I feel Jeffrey .. the performance may impact initially but later phase it can be optimized. Like Robert has tried PSD autosave. Initiall PS4 also was not user friendly and performance also was that good. Still it has come through many version till date.
Hi there... I'm a newer user of CS5 and (probably) asking what you have certainly heard multiple times. No autosave?! I must nieve in my thinking that just about every program had that feature. The biggest hurt today, though, was having the program crash as I was saving. Hoping for a feature like this as an option for future updates 🙂 ~ Sherry
A função AUTO SAVE seria muitíssimo interessante,outra coisa legal seria uma função que permitisse salvar todos os conjuntos de actions juntos,são soluções mais práticas para os usuários,as vezes falta a luz e é muito chato perder um psd/trabalho de 5 ou 10 horas,é igualmente chato ter que salvar conjunto por conjunto de actions,queria poder salvar todos de uma vez só!
Uma idéia talvez bem clichê e manjada mas no CS6 seria legal ter isso,é
An AUTO SAVE function would be very interesting. Another nice feature would be something that lets you save all the sets of actions together. It is very annoying to lose a psd / work 5 or 10 hours, and is annoying to have to save a whole set of actions - I wish I could save all at once!

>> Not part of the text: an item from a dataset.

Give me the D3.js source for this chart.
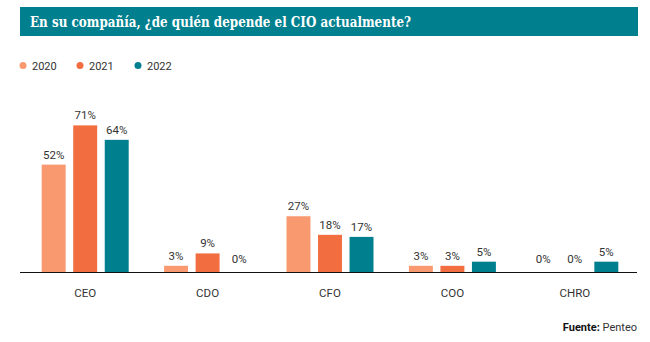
<!DOCTYPE html>
<html>
<head>
<meta charset="utf-8">
<script src="https://cdn.jsdelivr.net/npm/d3@7"></script>
<style>
  html, body { margin: 0; padding: 0; background: #fff; }
  svg { display: block; }
  .lbl { font-family: Roboto, sans-serif; font-size: 11.5px; fill: #333; }
</style>
</head>
<body>
<div id="chart"></div>
<script>
// reporting line of the CIO, % of companies per year
const roles = ['CEO', 'CDO', 'CFO', 'COO', 'CHRO'];
const years = ['2020', '2021', '2022'];
const v2020 = [52, 3, 27, 3, 0];
const v2021 = [71, 9, 18, 3, 0];
const v2022 = [64, 0, 17, 5, 5];
const colors = ['#f8996f', '#f26e41', '#007f8f'];

const width = 650, height = 342;
const svg = d3.select('#chart').append('svg')
  .attr('width', width)
  .attr('height', height);

// title banner
svg.append('rect')
  .attr('x', 20).attr('y', 7)
  .attr('width', 618).attr('height', 29)
  .attr('fill', '#007f8e');
svg.append('text')
  .attr('x', 30).attr('y', 27)
  .attr('fill', '#fff')
  .attr('textLength', 381)
  .attr('lengthAdjust', 'spacingAndGlyphs')
  .style('font-family', '"DejaVu Serif", serif')
  .style('font-weight', 'bold')
  .style('font-size', '14.5px')
  .text('En su compañía, ¿de quién depende el CIO actualmente?');

// legend
const legend = svg.append('g');
const legX = [23, 80, 138];
years.forEach((yr, i) => {
  legend.append('circle')
    .attr('cx', legX[i]).attr('cy', 65.5).attr('r', 3.5)
    .attr('fill', colors[i]);
  legend.append('text')
    .attr('class', 'lbl')
    .attr('x', legX[i] + 9).attr('y', 69.5)
    .style('font-size', '11px')
    .text(yr);
});

const x0 = d3.scaleBand().domain(roles).range([24, 636]);
const mid = x0.bandwidth() / 2;
const x1 = d3.scaleBand().domain(years).range([mid - 43.5, mid + 43.5]).paddingInner(0.24);
const y = d3.scaleLinear().domain([0, 100]).range([272, 65.5]);

const rows = roles.map((r, i) => ({
  role: r,
  vals: [v2020[i], v2021[i], v2022[i]].map((v, j) => ({ year: years[j], value: v, c: colors[j] }))
}));

const groups = svg.selectAll('g.grp')
  .data(rows)
  .enter().append('g')
  .attr('class', 'grp')
  .attr('transform', d => 'translate(' + x0(d.role) + ',0)');

groups.selectAll('rect')
  .data(d => d.vals)
  .enter().append('rect')
  .attr('x', d => x1(d.year))
  .attr('y', d => y(d.value))
  .attr('width', x1.bandwidth())
  .attr('height', d => y(0) - y(d.value))
  .attr('fill', d => d.c);

groups.selectAll('text.val')
  .data(d => d.vals)
  .enter().append('text')
  .attr('class', 'lbl val')
  .attr('x', d => x1(d.year) + x1.bandwidth() / 2)
  .attr('y', d => y(d.value) - (d.value === 0 ? 9 : 6))
  .attr('text-anchor', 'middle')
  .text(d => d.value + '%');

// baseline + category labels
svg.append('line')
  .attr('x1', 20).attr('x2', 637)
  .attr('y1', 272.5).attr('y2', 272.5)
  .attr('stroke', '#111').attr('stroke-width', 1.2);

svg.selectAll('text.cat')
  .data(roles)
  .enter().append('text')
  .attr('class', 'lbl cat')
  .attr('x', d => x0(d) + mid)
  .attr('y', 297)
  .attr('text-anchor', 'middle')
  .text(d => d);

// source
const src = svg.append('text')
  .attr('class', 'lbl')
  .attr('x', 637).attr('y', 331)
  .attr('text-anchor', 'end')
  .style('font-size', '11px');
src.append('tspan').style('font-weight', 'bold').style('fill', '#111').text('Fuente: ');
src.append('tspan').text('Penteo');
</script>
</body>
</html>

A good idea, perhaps cliché and formulaic, but it would be very nice if CS6 had it.
Remember that Adobe now has an upgrade policy that requires users to stay in lockstep with new versions in order to receive upgrade discounts. A lot of users want Autosave. This is a feature that would make people interested, myself included, in buying a new version. Compared to a lot of other features released lately and UI changes that seem to me like window dressing rather than improvements, this one would improve user productivity, save us some valuable time, and make the product worth buying.
Chris Cox commented earlier that journaling would use gigabytes of data per minute. If that's the case, then the product might need to be rearchitected to reduce the data flow for some operations. I think that effort might bear a lot of fruit in making a better application with tighter code, as well as make journaling possible.
The only way to avoid the full data hit of journaling would be to get rid of pixels and use only vectors or go to just parametric editing (ala Lightroom).
As long as you can do arbitrary operations on pixels, you've got a lot of data to move around, and the only way to store all results is to store the pixels.
Also, armchair development works less often than armchair quarterbacking.
If that's true, then why not implement it for Flash and Illustrator? Illustrator crashes a lot on me, so I'd like some sort of crash protection. (I make some really detailed vectors and store lots of reference images before dumping them.)
This is excellent. One of the major roadblocks to saving frequently is that PS locks the UI once a save starts. If a user can save and then resume working on an image, this is a real step forward. Users don't save frequently because it interrupts their work. Make the process easier, and users will save more often.
Protecting History would also be a form of journaling. History is already a journal, and despite past comments on the difficulty of doing it, the fact is that journaling is already there. The real question is how to integrate History into relaunching the application after a crash to bring a user back to a snapshot. Another way to look at Autosave is the idea of saving snapshots of the image at periodic time or operation intervals and make recovery to a desired snapshot possible after a relaunch.
I'm glad to see that Adobe seems to be responding to this need after all.